Writers of today ignore the rave reviews of 1974–1976 models, and one even describes the Mustang II as "lamentable." The New York Times said in 2006 that defective steering, together with a fuel tank of the same design as in the Pinto, a car "forever infamous for exploding when struck in the rear," caused owners an anxiety that was "heightened by the fact that some Mustang IIs had Firestone 500 tires, notorious in the 70's for widespread failures." It continued: "Ford, not content to drag the revered Mustang name through the mud...added badges from Ghia, the venerable Italian studio that it had bought, to versions of the Mustang II with partial vinyl roofs and tacky opera windows." According to Edmunds Inside Line the 1978 King Cobra "wasn't much more than a Cobra II with revised graphics and the hood scoop turned around backward..." This model was "visually about as nutty a Mustang as has ever been built" but "[m]ysteriously, production climbed to 192,410 units."
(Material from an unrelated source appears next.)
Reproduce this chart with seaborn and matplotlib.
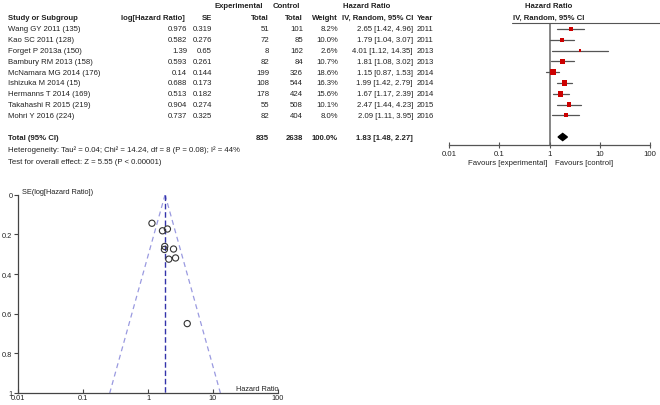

A 1995 book on the history of the Mustang refers to the introduction of "a lukewarm optional 302 V8 in 1975" and says that "the token revival of the Cobra name—appearing as the taped-and-striped Cobra II—the following year did little to stem the tide as customers grew less enchanted with the Mustang II’s cramped quarters and weak performance." There was "a steady slide in 1976 and '77." Despite the 25-percent rise in sales for 1978, "not even the high-profile Cobra with its flashy decals and snazzy spats and spoilers could save the day for the second-generation Mustang."
A review by Edmunds concluded: "As much as the Mustang II is despised today, Ford appreciated its success back then." "The Mustang II kept the pony car spirit alive in the face of those very rough times ... no small achievement and reason enough to respect Iacocca's little jewel."
"Many Mustang enthusiasts disdained the Mustang II as an aberration, not a “real” Mustang. It was, however, a product of its time, and many find it a desirable collectible today."